Well, as I'm sitting here at 6:30, waiting to get tired enough to sleep, I'm totally going to bitch to every reviewer that reviews music games: What are you thinking?
Firstly, you're horribly misinformed about almost every game you've been playing. I think the tipping point was Xplay calling beatmania a rip-off of Guitar Hero. To the uninitiated, beatmania has been out since 1998 in Japanese arcades and essentially set the standard for every music game you see before you today, from DDR to the mighty Guitar Hero. The entire "pick a song/difficulty" archetype comes directly from this game, and 99.9% of people in the US don't even know it exists. Pity.
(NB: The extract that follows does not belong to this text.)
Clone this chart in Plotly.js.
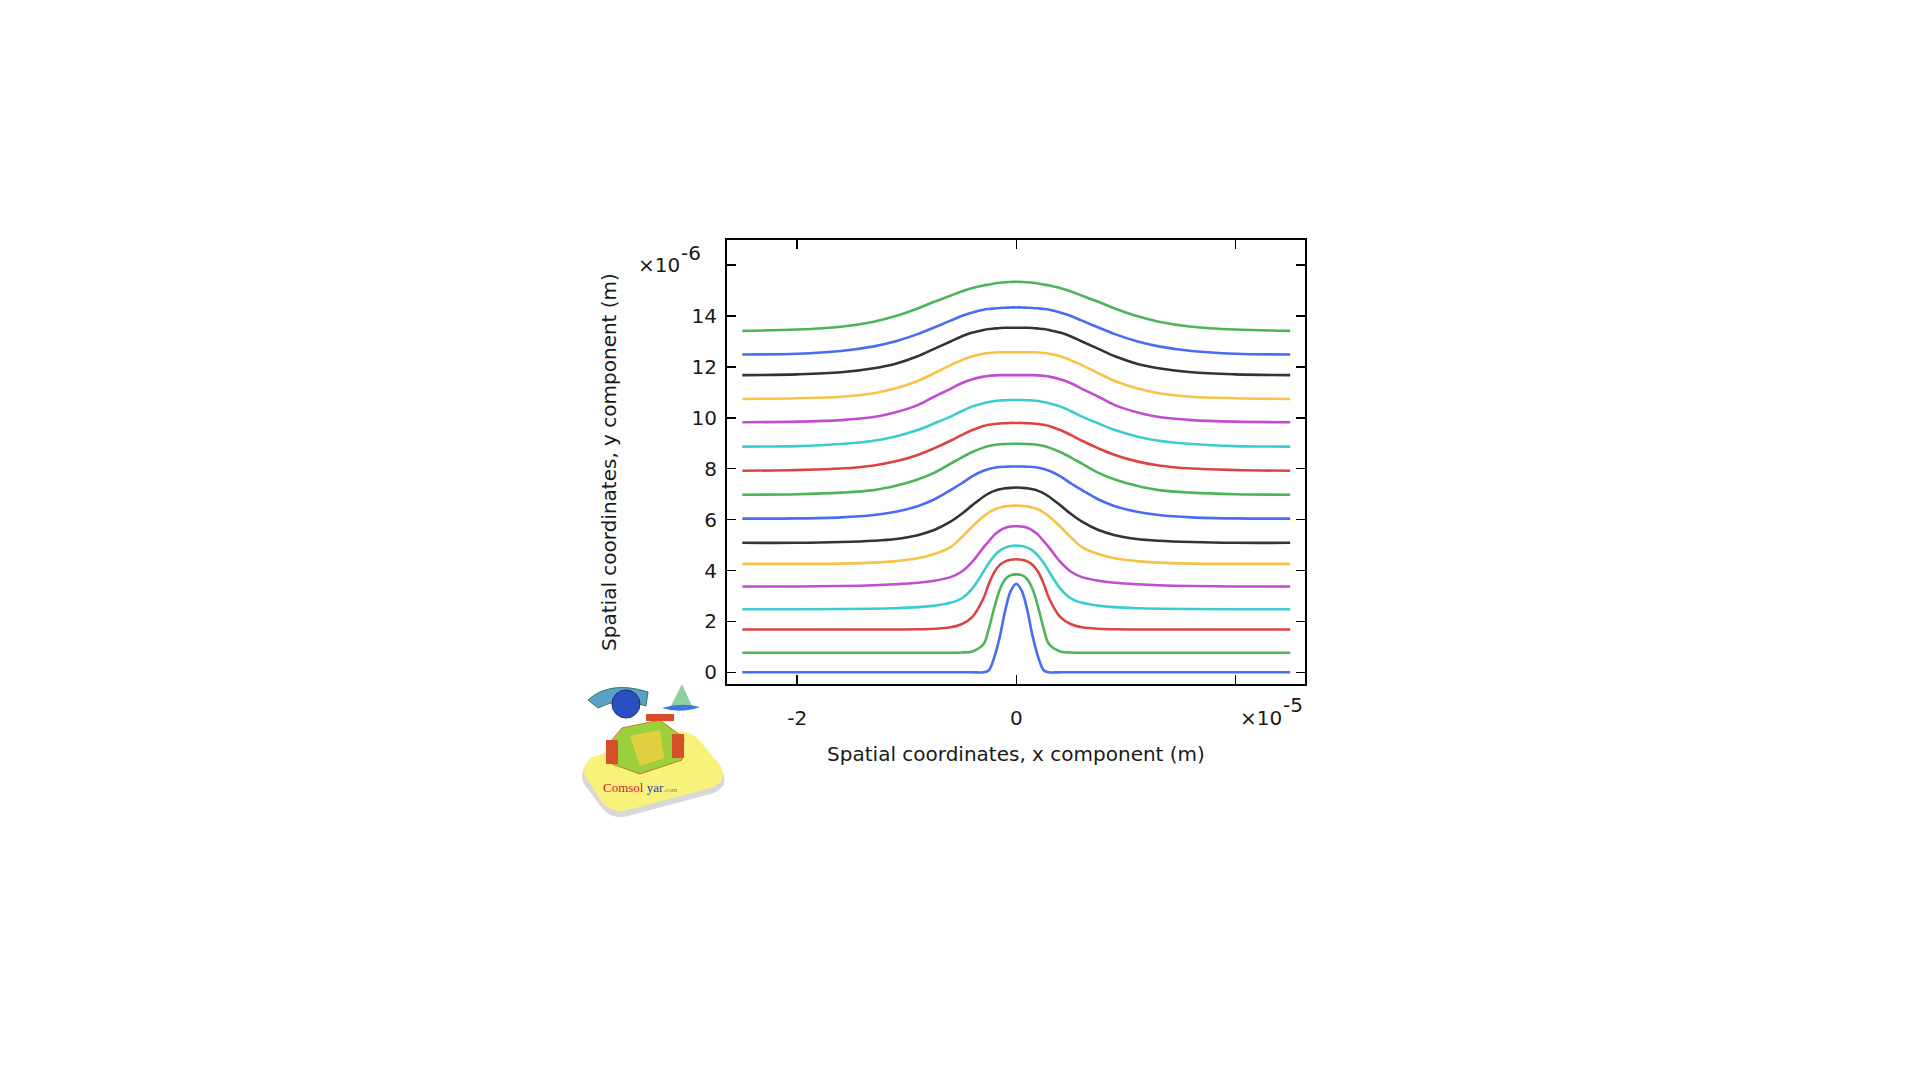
<!DOCTYPE html>
<html><head><meta charset="utf-8">
<script src="https://cdn.plot.ly/plotly-3.0.1.min.js"></script>
<style>html,body{margin:0;padding:0;background:#fff}#chart{width:1920px;height:1080px}</style>
</head><body><div id="chart"></div>
<script>
// x positions (units of 1e-5 m)
const xPos = [-2.5,-2,-1.6,-1.3,-1.1,-0.9,-0.75,-0.6,-0.5,-0.4,-0.3,-0.25,-0.2,-0.15,-0.1,-0.05,0,0.05,0.1,0.15,0.2,0.25,0.3,0.4,0.5,0.6,0.75,0.9,1.1,1.3,1.6,2,2.5];

// y values (units of 1e-6 m), one array per curve, bottom to top
const y01 = [0,0,0,0,0,0,0,0,0,0,0,0.08,0.6,1.4,2.45,3.2,3.48,3.2,2.45,1.4,0.6,0.08,0,0,0,0,0,0,0,0,0,0,0];
const y02 = [0.77,0.77,0.77,0.77,0.77,0.77,0.77,0.77,0.78,0.82,1.1,1.72,2.55,3.25,3.66,3.82,3.85,3.82,3.66,3.25,2.55,1.72,1.1,0.82,0.78,0.77,0.77,0.77,0.77,0.77,0.77,0.77,0.77];
const y03 = [1.68,1.68,1.68,1.68,1.68,1.69,1.71,1.77,1.89,2.18,2.9,3.48,3.94,4.22,4.36,4.42,4.44,4.42,4.36,4.22,3.94,3.48,2.9,2.18,1.89,1.77,1.71,1.69,1.68,1.68,1.68,1.68,1.68];
const y04 = [2.48,2.48,2.49,2.5,2.52,2.56,2.62,2.73,2.9,3.3,3.95,4.3,4.58,4.78,4.9,4.96,4.98,4.96,4.9,4.78,4.58,4.3,3.95,3.3,2.9,2.73,2.62,2.56,2.52,2.5,2.49,2.48,2.48];
const y05 = [3.37,3.37,3.39,3.42,3.46,3.52,3.6,3.74,3.95,4.35,4.9,5.15,5.4,5.57,5.68,5.73,5.74,5.73,5.68,5.57,5.4,5.15,4.9,4.35,3.95,3.74,3.6,3.52,3.46,3.42,3.39,3.37,3.37];
const y06 = [4.26,4.26,4.27,4.31,4.37,4.48,4.65,4.92,5.3,5.73,6.12,6.28,6.4,6.47,6.52,6.54,6.55,6.54,6.52,6.47,6.4,6.28,6.12,5.73,5.3,4.92,4.65,4.48,4.37,4.31,4.27,4.26,4.26];
const y07 = [5.09,5.09,5.12,5.17,5.24,5.39,5.59,5.92,6.22,6.57,6.9,7.03,7.13,7.19,7.23,7.25,7.26,7.25,7.23,7.19,7.13,7.03,6.9,6.57,6.22,5.92,5.59,5.39,5.24,5.17,5.12,5.09,5.09];
const y08 = [6.04,6.05,6.09,6.18,6.31,6.53,6.79,7.16,7.42,7.71,7.92,7.99,8.04,8.07,8.08,8.09,8.09,8.09,8.08,8.07,8.04,7.99,7.92,7.71,7.42,7.16,6.79,6.53,6.31,6.18,6.09,6.05,6.04];
const y09 = [6.98,7.0,7.06,7.16,7.33,7.58,7.84,8.2,8.44,8.66,8.83,8.89,8.93,8.96,8.97,8.98,8.98,8.98,8.97,8.96,8.93,8.89,8.83,8.66,8.44,8.2,7.84,7.58,7.33,7.16,7.06,7.0,6.98];
const y10 = [7.92,7.95,8.01,8.13,8.29,8.54,8.8,9.1,9.32,9.52,9.68,9.73,9.76,9.78,9.79,9.8,9.8,9.8,9.79,9.78,9.76,9.73,9.68,9.52,9.32,9.1,8.8,8.54,8.29,8.13,8.01,7.95,7.92];
const y11 = [8.87,8.89,8.97,9.1,9.27,9.52,9.78,10.05,10.26,10.45,10.57,10.62,10.66,10.68,10.69,10.7,10.7,10.7,10.69,10.68,10.66,10.62,10.57,10.45,10.26,10.05,9.78,9.52,9.27,9.1,8.97,8.89,8.87];
const y12 = [9.83,9.85,9.91,10.03,10.22,10.5,10.83,11.14,11.36,11.52,11.62,11.65,11.67,11.68,11.68,11.68,11.68,11.68,11.68,11.68,11.67,11.65,11.62,11.52,11.36,11.14,10.83,10.5,10.22,10.03,9.91,9.85,9.83];
const y13 = [10.74,10.77,10.83,10.97,11.16,11.45,11.75,12.07,12.26,12.42,12.52,12.55,12.57,12.58,12.58,12.58,12.58,12.58,12.58,12.58,12.57,12.55,12.52,12.42,12.26,12.07,11.75,11.45,11.16,10.97,10.83,10.77,10.74];
const y14 = [11.68,11.71,11.79,11.95,12.13,12.42,12.71,13.0,13.2,13.35,13.45,13.49,13.51,13.53,13.54,13.54,13.54,13.54,13.54,13.53,13.51,13.49,13.45,13.35,13.2,13.0,12.71,12.42,12.13,11.95,11.79,11.71,11.68];
const y15 = [12.49,12.52,12.63,12.81,13.01,13.29,13.55,13.82,14.0,14.14,14.25,14.28,14.3,14.32,14.33,14.34,14.34,14.34,14.33,14.32,14.3,14.28,14.25,14.14,14.0,13.82,13.55,13.29,13.01,12.81,12.63,12.52,12.49];
const y16 = [13.42,13.47,13.58,13.78,14.0,14.3,14.56,14.8,14.97,15.1,15.2,15.24,15.28,15.31,15.33,15.34,15.35,15.34,15.33,15.31,15.28,15.24,15.2,15.1,14.97,14.8,14.56,14.3,14.0,13.78,13.58,13.47,13.42];

const seriesY = [y01,y02,y03,y04,y05,y06,y07,y08,y09,y10,y11,y12,y13,y14,y15,y16];
const seriesColor = ["#4a6cf0","#4cb45a","#dc4444","#3ccccc","#c24ccf","#f6c24a","#333333",
                     "#4a6cf0","#4cb45a","#dc4444","#3ccccc","#c24ccf","#f6c24a","#333333",
                     "#4a6cf0","#4cb45a"];

const xTickVals = [-2,0,2];
const xTickText = ["-2","0",""];
const yTickVals = [0,2,4,6,8,10,12,14,16];
const yTickText = ["0","2","4","6","8","10","12","14",""];

const traces = seriesY.map((y,i)=>({
  x: xPos, y: y, type:'scatter', mode:'lines',
  line:{color:seriesColor[i], width:2.6, shape:'spline'},
  hoverinfo:'skip', showlegend:false
}));

// pixel -> paper helpers for the decorative logo and exponent labels
const L=727, R=1305, T=240, B=684;
const px = x => ((x-L)/(R-L)).toFixed(4);
const py = y => ((B-y)/(B-T)).toFixed(4);
function path(pts){
  return pts.map(p=>{
    const c=p[0]; const rest=[];
    for(let k=1;k<p.length;k+=2){ rest.push(px(p[k])+','+py(p[k+1])); }
    return c+rest.join(' ');
  }).join(' ')+' Z';
}
const shapes = [
  {type:'path', xref:'paper', yref:'paper', layer:'above',
   path: path([['M',584,784],['Q',578,772,590,760],['L',676,736],['Q',690,733,700,745],['L',722,771],['Q',730,785,714,793],['L',628,816],['Q',612,820,602,808]]),
   fillcolor:'#d8d8d8', line:{width:0}},
  {type:'path', xref:'paper', yref:'paper', layer:'above',
   path: path([['M',586,778],['Q',580,767,592,757],['L',676,732],['Q',690,729,700,741],['L',720,765],['Q',728,779,714,787],['L',628,810],['Q',612,814,602,802]]),
   fillcolor:'#f8f27a', line:{width:0}},
  // car body
  {type:'path', xref:'paper', yref:'paper', layer:'above',
   path: path([['M',622,728],['L',660,720],['L',684,738],['L',682,760],['L',640,774],['L',612,764],['L',610,742]]),
   fillcolor:'#9ccf3c', line:{color:'#c87a2a', width:1}},
  {type:'path', xref:'paper', yref:'paper', layer:'above',
   path: path([['M',630,736],['L',660,730],['L',664,758],['L',640,766]]),
   fillcolor:'#e0d040', line:{width:0}},
  {type:'rect', xref:'paper', yref:'paper', layer:'above', x0:px(606), x1:px(618), y0:py(740), y1:py(764), fillcolor:'#d8502a', line:{width:0}},
  {type:'rect', xref:'paper', yref:'paper', layer:'above', x0:px(672), x1:px(684), y0:py(734), y1:py(758), fillcolor:'#d8502a', line:{width:0}},
  {type:'rect', xref:'paper', yref:'paper', layer:'above', x0:px(646), x1:px(674), y0:py(714), y1:py(721), fillcolor:'#d84a2a', line:{width:0}},
  // globe + swoosh
  {type:'path', xref:'paper', yref:'paper', layer:'above',
   path: path([['M',588,700],['Q',610,680,648,692],['L',646,706],['Q',620,696,598,708]]),
   fillcolor:'#5aa0c8', line:{color:'#3a7a5a', width:1}},
  {type:'circle', xref:'paper', yref:'paper', layer:'above', x0:px(612), x1:px(640), y0:py(690), y1:py(718), fillcolor:'#2a4fc0', line:{color:'#1a2f80', width:1}},
  // cone
  {type:'path', xref:'paper', yref:'paper', layer:'above',
   path: path([['M',682,684],['L',692,706],['L',670,708]]),
   fillcolor:'#8fd0a0', line:{width:0}},
  {type:'path', xref:'paper', yref:'paper', layer:'above',
   path: path([['M',662,708],['Q',681,702,700,707],['Q',681,714,662,708]]),
   fillcolor:'#3a7ad8', line:{width:0}}
];

const baseFont = {family:'DejaVu Sans, Verdana, sans-serif', size:20, color:'#1a1a1a'};

const annotations = [
  {xref:'paper', yref:'paper', x:px(636), y:py(265), xanchor:'left', yanchor:'middle', showarrow:false, text:'×10', font:baseFont},
  {xref:'paper', yref:'paper', x:px(679), y:py(253), xanchor:'left', yanchor:'middle', showarrow:false, text:'-6', font:baseFont},
  {xref:'paper', yref:'paper', x:px(1238), y:py(717.5), xanchor:'left', yanchor:'middle', showarrow:false, text:'×10', font:baseFont},
  {xref:'paper', yref:'paper', x:px(1281), y:py(705), xanchor:'left', yanchor:'middle', showarrow:false, text:'-5', font:baseFont},
  {xref:'paper', yref:'paper', x:px(640), y:py(788), xanchor:'center', yanchor:'middle', showarrow:false,
   text:'<span style="color:#d0202a">Comsol</span> <span style="color:#2040b0">yar</span><span style="color:#5a9a9a;font-size:7px">.com</span>',
   font:{family:'Liberation Serif, serif', size:13}}
];

const layout = {
  width:1920, height:1080,
  margin:{l:L, r:1920-R, t:T, b:1080-B, pad:0},
  paper_bgcolor:'#ffffff', plot_bgcolor:'#ffffff',
  showlegend:false,
  font: baseFont,
  xaxis:{
    range:[-2.64,2.635], tickvals:xTickVals, ticktext:xTickText,
    ticks:'inside', ticklen:9, tickwidth:1.5, tickcolor:'#000',
    showline:true, linecolor:'#000', linewidth:2, mirror:'ticks',
    showgrid:false, zeroline:false, ticklabelstandoff:15,
    tickfont:baseFont,
    title:{text:'Spatial coordinates, x component (m)', font:baseFont, standoff:18}
  },
  yaxis:{
    range:[-0.46,16.99], tickvals:yTickVals, ticktext:yTickText,
    ticks:'inside', ticklen:9, tickwidth:1.5, tickcolor:'#000',
    showline:true, linecolor:'#000', linewidth:2, mirror:'ticks',
    showgrid:false, zeroline:false, ticklabelstandoff:4,
    tickfont:baseFont,
    title:{text:'Spatial coordinates, y component (m)', font:baseFont, standoff:70}
  },
  shapes: shapes,
  annotations: annotations
};

Plotly.newPlot('chart', traces, layout, {staticPlot:true, displayModeBar:false});
</script>
</body></html>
But at this point, I have to redirect my anger back from the residents of the US(You know who you are), to the reviewers. Many of these fine fellows are singing the praises of Rock Band due to its "innovation", yet to anyone that's been to a decent arcade in the past... oh... 8 years, should have noticed a little something called "Guitar Freaks and Drummania". Now, I'll admit that this is a silly Japanese game that is full of Japanny songs, with Japanny words, and Japanny everything else. I don't expect everyone out there to enjoy such a game, since it is incredibly chock-full of Japan, but some people need to get their facts straight: There is very, very, very little innovation left in the entire musical game genre that hasn't been played out to death in the past 10 years. Christ, we've had maracas, keyboards, 2 types of drums, 2 types of guitars, dancing with hands and feet, turntables of all sorts, and... christ, I could go on forever.
The point is: There is nothing innovative about music games anymore. Nothing. Guitar Hero essentially stole the entire gameplay of Guitar Freaks, added 2 extra buttons and a whammy bar. This is not innovation. Rock Band has been played in Japanese arcades(Minus the vocals, because who the shit wants to sing in a noisy arcade?) for years in the form of sessioned Guitar Freaks and Drummania cabinets. Therefore, Rock Band is not innovative. Frankly, I wouldn't even care if it was some douchebag on the street claiming these things, but these are paid reviewers that can't seem to do a lick of research to get their facts straight.
Bottom line: Anything that involves hitting scrolling things to music? Not innovative at all. Fun? Sure. But not innovative.